To conclude, as to the type of voting reform I would like to see, I am impressed by the model developed by the former Chief Electoral Officer of Canada, J.P. Kingsley. It seems to me to be the best compromise between the realities of Canada and the needs for a collaborative legislature.

Some will complain that it is not fully proportional. There is no way to have enough “overhang” or compensational seats given the set number of seats each province can have. But the idea of strict proportionality comes from the “Mathematicians” who have controlled Fair Vote Canada in Past.

What is really important in voting reform is to have multi member constituencies. Single member constituencies are very undemocratic and are what is really wrong with our present system. One person cannot “represent” an entire district; that is absurd. Multimember districts create some competition between representatives which reduces opportunity for abuse and corruption. It gives many more people a representative whom they actually voted for.
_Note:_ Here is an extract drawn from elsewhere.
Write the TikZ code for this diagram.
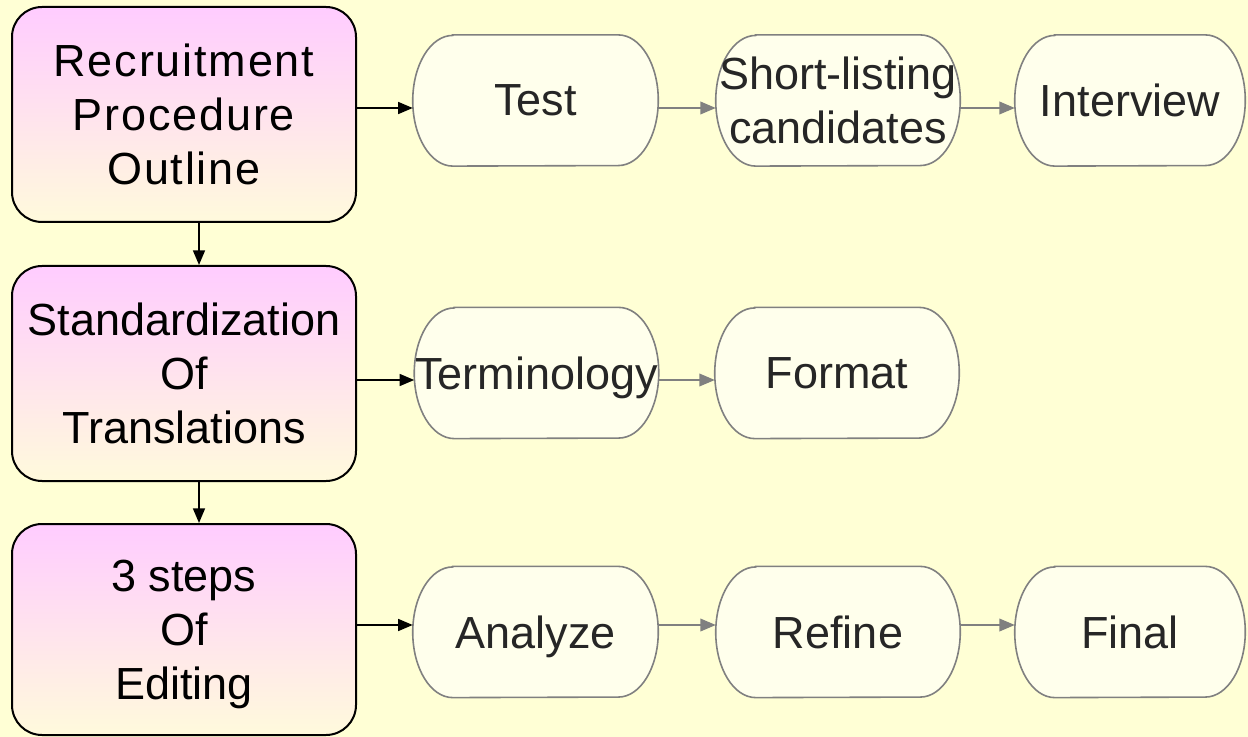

Finally, it seems to me that the process of voting reform is itself a learning process. Canada is not really very democratic. Its institutions are frozen in the colonial age. We are starting to run up against this inability to manage reform, and in a grievous way. In learning how to fix the voting system, we create the knowledge by which further citizen driven reforms become possible, including ones which require constitutional amendment.

It is said that the most dangerous idea to democracy is that we already have one. Let us go on with establishing and developing our democracy in Canada.